WARN notice was given. Everyone got communicated first week of Dec to allow for 60 days by Feb 1 as separation date.
How many time has this been answered on this forum????
The WARN Act has 3 exceptions that remove the requirement that it be issued: (1) Faltering Company, (2) Unforeseeable Business Circumstances and (3) Natural Disasters. Many articles have been written with the opinion that Covid-19 is a valid exemption under Unforeseeable Business Circumstances, and possibly under number the Natural Disasters exemption as well.
EM has really smart lawyers, and if a WARN notice was required, gotta believe it would have been issued.
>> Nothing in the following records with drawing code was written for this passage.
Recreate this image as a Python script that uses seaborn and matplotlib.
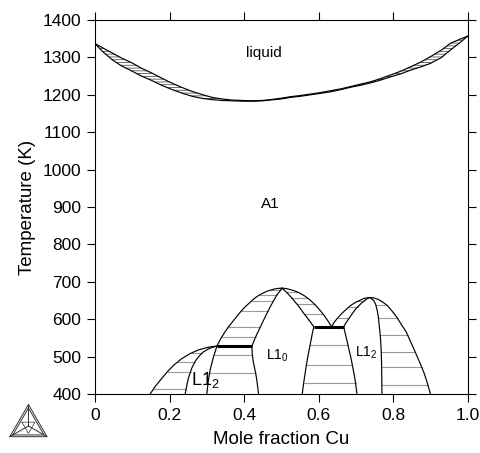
import numpy as np
import matplotlib
matplotlib.use('Agg')
import matplotlib.pyplot as plt
import seaborn as sns

# liquid / A1 lens
liq_x = [0.0, 0.02, 0.046, 0.07, 0.1, 0.125, 0.153, 0.18, 0.207, 0.235,
         0.261, 0.29, 0.315, 0.34, 0.368, 0.395, 0.422, 0.45, 0.47, 0.5,
         0.524, 0.55, 0.578, 0.605, 0.632, 0.66, 0.685, 0.71, 0.74, 0.765,
         0.793, 0.82, 0.847, 0.875, 0.9, 0.93, 0.954, 0.98, 1.0]
liquidus_T = [1337, 1326, 1312, 1299, 1285, 1271, 1258, 1244, 1231, 1219,
              1209, 1200, 1193, 1189, 1186, 1185, 1184, 1185, 1187, 1191,
              1195, 1198, 1202, 1206, 1211, 1216, 1222, 1228, 1235, 1243,
              1253, 1263, 1275, 1288, 1302, 1320, 1338, 1349, 1357]
solidus_T = [1337, 1316, 1294, 1278, 1263, 1250, 1238, 1225, 1214, 1204,
             1196, 1190, 1187, 1185, 1184, 1183, 1183, 1184, 1186, 1189,
             1193, 1196, 1200, 1204, 1208, 1214, 1220, 1225, 1232, 1239,
             1248, 1256, 1266, 1275, 1284, 1300, 1320, 1340, 1357]

# Au3Cu (L1_2) dome
au3cu_outer_x = [0.148, 0.16, 0.175, 0.192, 0.21, 0.232, 0.255, 0.278, 0.30, 0.315, 0.327]
au3cu_outer_T = [400, 418, 437, 457, 476, 494, 508, 518, 524, 527, 528]
au3cu_inner_x = [0.242, 0.246, 0.250, 0.255, 0.260, 0.266, 0.272, 0.281, 0.29, 0.30, 0.31, 0.319, 0.327]
au3cu_inner_T = [400, 421, 440, 456, 470, 482, 492, 503, 512, 518, 523, 526, 528]
au3cu_right_x = [0.300, 0.304, 0.309, 0.314, 0.318, 0.323, 0.327]
au3cu_right_T = [400, 435, 464, 484, 500, 515, 528]

# AuCu (L1_0) dome
aucu_low_left_x = [0.439, 0.436, 0.433, 0.429, 0.425, 0.422, 0.421]
aucu_low_left_T = [400, 423, 445, 466, 485, 507, 528]
aucu_outer_left_x = [0.327, 0.338, 0.35, 0.361, 0.372, 0.384, 0.395, 0.406, 0.417,
                     0.428, 0.44, 0.451, 0.462, 0.472, 0.482, 0.492, 0.502]
aucu_outer_left_T = [528, 549, 568, 583, 597, 612, 625, 636, 646,
                     656, 664, 670, 675, 678, 681, 682.5, 683]
aucu_inner_left_x = [0.421, 0.432, 0.444, 0.457, 0.47, 0.488, 0.502]
aucu_inner_left_T = [528, 555, 580, 607, 633, 665, 683]
aucu_inner_right_x = [0.502, 0.518, 0.533, 0.547, 0.56, 0.574, 0.587]
aucu_inner_right_T = [683, 668, 651, 634, 616, 598, 580]
aucu_outer_right_x = [0.502, 0.513, 0.525, 0.538, 0.551, 0.563, 0.575, 0.586, 0.596,
                      0.607, 0.617, 0.626, 0.635]
aucu_outer_right_T = [683, 682, 679, 675, 669, 662, 653, 643, 633, 620, 607, 594, 580]
aucu_low_right_x = [0.556, 0.561, 0.566, 0.571, 0.577, 0.582, 0.587]
aucu_low_right_T = [400, 437, 470, 500, 530, 556, 580]

# Cu3Au (L1_2) dome
cu3au_low_left_x = [0.703, 0.698, 0.692, 0.686, 0.679, 0.673, 0.667]
cu3au_low_left_T = [400, 437, 470, 500, 530, 556, 580]
cu3au_outer_left_x = [0.635, 0.642, 0.65, 0.658, 0.667, 0.676, 0.685, 0.694, 0.703,
                      0.712, 0.72, 0.728, 0.737]
cu3au_outer_left_T = [580, 592, 602, 611, 620, 628, 636, 642, 647, 651, 655, 657, 658]
cu3au_inner_left_x = [0.667, 0.674, 0.68, 0.687, 0.694, 0.701, 0.708, 0.715, 0.721, 0.729, 0.737]
cu3au_inner_left_T = [580, 591, 600, 610, 620, 629, 636, 643, 648, 654, 658]
cu3au_inner_right_x = [0.737, 0.742, 0.748, 0.753, 0.757, 0.760, 0.762, 0.764, 0.766, 0.768, 0.769, 0.770]
cu3au_inner_right_T = [658, 655, 650, 640, 625, 608, 590, 570, 550, 515, 480, 400]
cu3au_outer_right_x = [0.737, 0.748, 0.76, 0.772, 0.785, 0.797, 0.81, 0.822, 0.835,
                       0.845, 0.855, 0.865, 0.875, 0.883, 0.89, 0.895, 0.90]
cu3au_outer_right_T = [658, 657, 653, 646, 636, 622, 605, 586, 566,
                       544, 522, 499, 476, 456, 435, 418, 400]

# three-phase lines
inv_T = [528, 580]
inv_x_from = [0.327, 0.587]
inv_x_to = [0.421, 0.667]

# tie-line temperatures in each two-phase field
ties_au3cu_a1 = [413, 460, 486, 510]
ties_au3cu_aucu = [455, 504]
ties_aucu_a1_left = [553, 578, 622, 648, 665, 678]
ties_aucu_a1_right = [614, 640, 658, 672]
ties_aucu_cu3au = [429, 477, 531]
ties_cu3au_a1_left = [602, 633, 648]
ties_cu3au_a1_right = [424, 473, 513, 558, 602, 638]

x_ticks = [0, 0.2, 0.4, 0.6, 0.8, 1.0]
x_tick_labels = ['0', '0.2', '0.4', '0.6', '0.8', '1.0']
y_ticks = [400, 500, 600, 700, 800, 900, 1000, 1100, 1200, 1300, 1400]

sns.set_style('ticks')
plt.rcParams['font.family'] = ['Liberation Sans', 'DejaVu Sans']
plt.rcParams['mathtext.default'] = 'regular'
plt.rcParams['hatch.linewidth'] = 0.6
plt.rcParams.update({'text.color': 'black', 'axes.labelcolor': 'black',
                     'xtick.color': 'black', 'ytick.color': 'black'})

fig = plt.figure(figsize=(4.81, 4.53), dpi=100)
ax = fig.add_axes([0.1975, 0.1302, 0.7748, 0.8256])

LW = 0.85
TIE = '#9a9a9a'


def curve(xs, ts):
    sns.lineplot(x=xs, y=ts, sort=False, estimator=None, color='black',
                 linewidth=LW, ax=ax)


def ties(left, right, temps):
    lx, lt = left
    rx, rt = right
    lo = np.argsort(lt)
    ro = np.argsort(rt)
    for t in temps:
        x0 = np.interp(t, np.array(lt)[lo], np.array(lx)[lo])
        x1 = np.interp(t, np.array(rt)[ro], np.array(rx)[ro])
        ax.plot([x0, x1], [t, t], color=TIE, lw=0.8)


# liquid lens hatching
ax.fill_between(liq_x, solidus_T, liquidus_T, facecolor='none',
                edgecolor='#555555', hatch='------', linewidth=0)
curve(liq_x, liquidus_T)
curve(liq_x, solidus_T)

# tie lines in ordered-phase fields
ties((au3cu_outer_x, au3cu_outer_T), (au3cu_inner_x, au3cu_inner_T), ties_au3cu_a1)
ties((au3cu_right_x, au3cu_right_T), (aucu_low_left_x, aucu_low_left_T), ties_au3cu_aucu)
ties((aucu_outer_left_x, aucu_outer_left_T), (aucu_inner_left_x, aucu_inner_left_T), ties_aucu_a1_left)
ties((aucu_inner_right_x, aucu_inner_right_T), (aucu_outer_right_x, aucu_outer_right_T), ties_aucu_a1_right)
ties((aucu_low_right_x, aucu_low_right_T), (cu3au_low_left_x, cu3au_low_left_T), ties_aucu_cu3au)
ties((cu3au_outer_left_x, cu3au_outer_left_T), (cu3au_inner_left_x, cu3au_inner_left_T), ties_cu3au_a1_left)
ties((cu3au_inner_right_x, cu3au_inner_right_T), (cu3au_outer_right_x, cu3au_outer_right_T), ties_cu3au_a1_right)

for xs, ts in [(au3cu_outer_x, au3cu_outer_T), (au3cu_inner_x, au3cu_inner_T),
               (au3cu_right_x, au3cu_right_T), (aucu_low_left_x, aucu_low_left_T),
               (aucu_outer_left_x, aucu_outer_left_T), (aucu_inner_left_x, aucu_inner_left_T),
               (aucu_inner_right_x, aucu_inner_right_T), (aucu_outer_right_x, aucu_outer_right_T),
               (aucu_low_right_x, aucu_low_right_T), (cu3au_low_left_x, cu3au_low_left_T),
               (cu3au_outer_left_x, cu3au_outer_left_T), (cu3au_inner_left_x, cu3au_inner_left_T),
               (cu3au_inner_right_x, cu3au_inner_right_T), (cu3au_outer_right_x, cu3au_outer_right_T)]:
    curve(xs, ts)

ax.hlines(inv_T, inv_x_from, inv_x_to, color='black', linewidth=2.2)

# phase labels
ax.text(0.452, 1302, 'liquid', fontsize=11, ha='center', va='baseline')
ax.text(0.47, 897, 'A1', fontsize=11, ha='center', va='baseline')
ax.text(0.489, 493, 'L1$_0$', fontsize=10, ha='center', va='baseline')
ax.text(0.729, 500, 'L1$_2$', fontsize=10, ha='center', va='baseline')
ax.text(0.2965, 424, 'L1$_2$', fontsize=13, ha='center', va='baseline')

ax.set_xlim(0, 1)
ax.set_ylim(400, 1400)
ax.set_xticks(x_ticks)
ax.set_xticklabels(x_tick_labels)
ax.set_yticks(y_ticks)
ax.tick_params(direction='out', length=5.8, width=0.8, labelsize=12.5, pad=4,
               top=True, right=True)
for s in ax.spines.values():
    s.set_linewidth(0.8)
    s.set_color('black')
ax.set_xlabel('Mole fraction Cu', fontsize=13.5, labelpad=6)
ax.set_ylabel('Temperature (K)', fontsize=13.5, labelpad=5)

# software logo in the lower left corner
lg = fig.add_axes([0.0166, 0.0309, 0.085, 0.0817])
lg.set_xlim(-0.05, 1.05)
lg.set_ylim(-0.05, 0.92)
lg.set_aspect('equal')
lg.axis('off')
tri_x = np.array([0, 1, 0.5, 0])
tri_y = np.array([0, 0, 0.866, 0])
cx, cy = 0.5, 0.2887
for sc in [1.0, 0.84]:
    lg.plot(cx + (tri_x - cx) * sc, cy + (tri_y - cy) * sc, color='#333333', lw=0.7)
for vx, vy in zip(tri_x[:3], tri_y[:3]):
    lg.plot([cx, vx], [cy, vy], color='#333333', lw=0.7)
lg.plot(cx + (tri_x - cx) * 0.35, cy - (tri_y - cy) * 0.35, color='#333333', lw=0.5)

fig.savefig('out.png', dpi=100)
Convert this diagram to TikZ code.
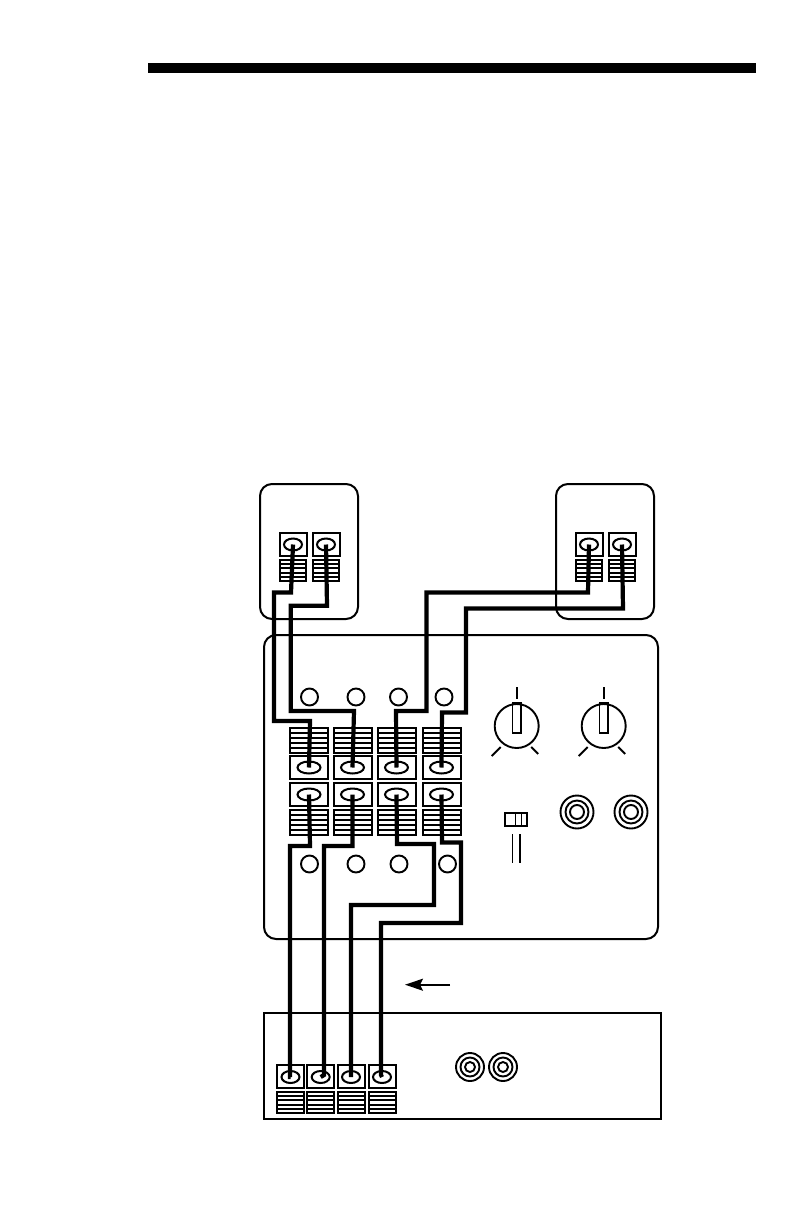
\documentclass[tikz,border=0pt]{standalone}
\usetikzlibrary{shapes.geometric,arrows.meta,calc}
\tikzset{
  panel/.style={draw, line width=2pt, rectangle, rounded corners=12pt, inner sep=0pt, outer sep=0pt},
  plate/.style={draw, line width=2pt, rectangle, fill=white, inner sep=0pt, outer sep=0pt, minimum height=23pt},
  post/.style={draw, line width=2pt, ellipse, inner sep=0pt, outer sep=0pt, minimum height=12pt},
  strip/.style={draw, line width=2pt, rectangle, inner sep=0pt, outer sep=0pt},
  hole/.style={draw, line width=1.9pt, circle, inner sep=0pt, outer sep=0pt, minimum size=17pt},
  knob/.style={draw, line width=1.9pt, circle, inner sep=0pt, outer sep=0pt, minimum size=44pt},
  ring/.style={draw, line width=1.9pt, circle, inner sep=0pt, outer sep=0pt},
  wire/.style={line width=4.2pt},
  tick/.style={line width=1.9pt}
}
\newcommand{\striplines}[1]{%
  \foreach \t in {0.2,0.4,0.6,0.8}
    \draw[line width=2pt] ($(#1.north west)!\t!(#1.south west)$) -- ($(#1.north east)!\t!(#1.south east)$);
}
\begin{document}
\begin{tikzpicture}[x=1pt,y=-1pt]
    \useasboundingbox (0,0) rectangle (792,1224);
    \fill (148,63) rectangle (756,73);
    % cabinets
    \draw[panel] (260,484) rectangle (358,619);
    \draw[panel] (556,484) rectangle (654,619);
    \draw[panel] (264,635) rectangle (658,939);
    \draw[line width=2pt] (264,1013) rectangle (661,1119);
    %
    % speaker terminals
    \foreach \n/\x in {a/293,b/326,c/589,d/622} {
      \node[plate, minimum width=27pt] (spk\n box) at (\x,544.5) {};
      \node[post, minimum width=18pt] (spk\n) at (\x,544.5) {};
      \node[strip, minimum width=26pt, minimum height=21pt] (spk\n strip) at (\x,570.5) {};
      \striplines{spk\n strip}
    }
    %
    % amplifier terminals
    \foreach \n/\x in {a/309,b/352.5,c/396.5,d/441.5} {
      \node[strip, minimum width=38pt, minimum height=25pt] (up\n strip) at (\x,740) {};
      \striplines{up\n strip}
      \node[plate, minimum width=38pt] (up\n box) at (\x,767) {};
      \node[post, minimum width=23pt] (up\n) at (\x,767.5) {};
      \node[plate, minimum width=38pt] (lo\n box) at (\x,794.5) {};
      \node[post, minimum width=23pt] (lo\n) at (\x,794.5) {};
      \node[strip, minimum width=38pt, minimum height=25pt] (lo\n strip) at (\x,822) {};
      \striplines{lo\n strip}
    }
    \foreach \n/\x in {a/309.5,b/356,c/398.5,d/444} \node[hole] (holeup\n) at (\x,697) {};
    \foreach \n/\x in {a/309.5,b/356,c/399,d/447.5} \node[hole] (holelo\n) at (\x,864) {};
    %
    % source terminals
    \foreach \n/\x in {a/290.5,b/320.7,c/351,d/382} {
      \node[plate, minimum width=27pt] (src\n box) at (\x,1076.5) {};
      \node[post, minimum width=18pt] (src\n) at (\x,1077) {};
      \node[strip, minimum width=27pt, minimum height=21pt] (src\n strip) at (\x,1102.5) {};
      \striplines{src\n strip}
    }
    %
    % controls
    \foreach \n/\x in {a/516.7,b/603.7} {
      \node[knob] (knob\n) at (\x,726) {};
      \node[draw, line width=1.9pt, rectangle, inner sep=0pt, minimum width=8.5pt, minimum height=30pt] (slot\n) at (\x,718) {};
      \draw[tick] ($(knob\n.center)+(0,-39)$) -- ($(knob\n.center)+(0,-27)$);
      \draw[tick] ($(knob\n.center)+(-16,21)$) -- ($(knob\n.center)+(-25,30)$);
      \draw[tick] ($(knob\n.center)+(14.5,21)$) -- ($(knob\n.center)+(21.5,28)$);
    }
    \foreach \n/\x in {a/577,b/631} {
      \node[ring, minimum size=33pt] (jack\n) at (\x,812) {};
      \node[ring, minimum size=23pt] at (jack\n.center) {};
      \node[ring, minimum size=14pt] at (jack\n.center) {};
    }
    \foreach \n/\x in {c/470,d/503} {
      \node[ring, minimum size=28pt] (jack\n) at (\x,1067) {};
      \node[ring, minimum size=19pt] at (jack\n.center) {};
      \node[ring, minimum size=10pt] at (jack\n.center) {};
    }
    \node[draw, line width=2pt, rectangle, inner sep=0pt, minimum width=22pt, minimum height=13pt] (slide) at (515.5,819.7) {};
    \draw[line width=1.4pt] ($(slide.north)+(0,0)$) -- ($(slide.south)+(0,0)$);
    \draw[line width=1.4pt] ($(slide.north)+(6,0)$) -- ($(slide.south)+(6,0)$);
    \draw[tick] ($(slide.south)+(-3,7)$) -- ($(slide.south)+(-3,35.5)$);
    \draw[tick] ($(slide.south)+(4.5,7)$) -- ($(slide.south)+(4.5,35.5)$);
    %
    % cables
    \draw[wire] (spka.center) -- (291,592.5) -- (274,592.5) -- (274,721) -- (310,721) -- (upa.center);
    \draw[wire] (spkb.center) -- (327,605.7) -- (290.7,605.7) -- (290.7,711) -- (354,711) -- (upb.center);
    \draw[wire] (spkc.center) -- (588,592.5) -- (426.5,592.5) -- (426.5,711) -- (396,711) -- (upc.center);
    \draw[wire] (spkd.center) -- (623,608.5) -- (466,608.5) -- (466,712.5) -- (442,712.5) -- (upd.center);
    \draw[wire] (loa.center) -- (310,846) -- (290,846) -- (290,1077) -- (srca.center);
    \draw[wire] (lob.center) -- (352.5,846) -- (324,846) -- (324,1075) -- (srcb.center);
    \draw[wire] (loc.center) -- (397,844) -- (434,844) -- (434,905) -- (351,905) -- (srcc.center);
    \draw[wire] (lod.center) -- (442,842.5) -- (461,842.5) -- (461,923) -- (381,923) -- (381,1075) -- (srcd.center);
    %
    \coordinate (flowstart) at (450,984.7);
    \coordinate (flowend) at (405,984.7);
    \draw[-{Stealth[length=18pt,width=12pt,inset=3pt]}, line width=1.7pt] (flowstart) -- (flowend);
\end{tikzpicture}
\end{document}
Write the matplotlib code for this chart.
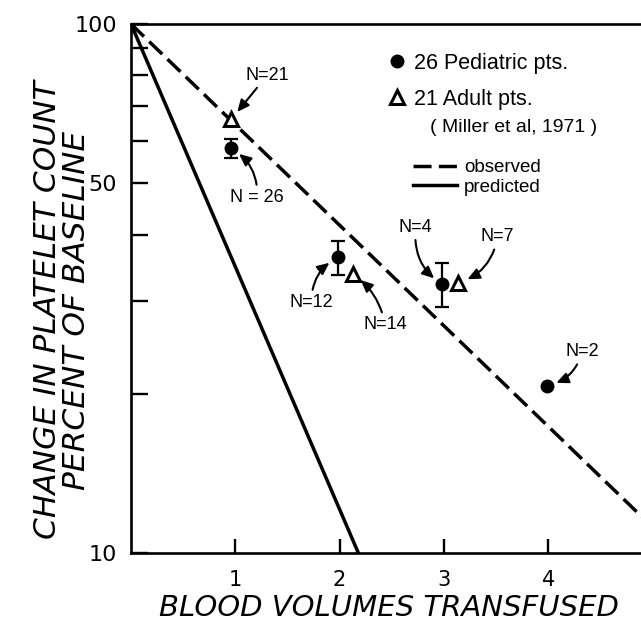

Don't think I would get my legal advice from the OP's posted website.
Y'all think HR is bad??? Their attorneys are worse!!! Not gonna find a reputable attorney to take it on and xom knows that.
The PIP/PiL process was subjectively (if you were a subject) unethical and unjust.
But it was entirely legal objectively (at least in Texas).
That's why they write the laws don't you know?
What a nothing burger. The PIP process may be thought of as a layoff, but it is very easy to argue that it is as not. While the targets had changed just before the process, it's a far cry from the values were historically.
Many people saught legal counsel at the time who said there was nothing there for this. Sadly, Ex-employees are just going to pay huge sums of money and wait for years holding hope for nothing.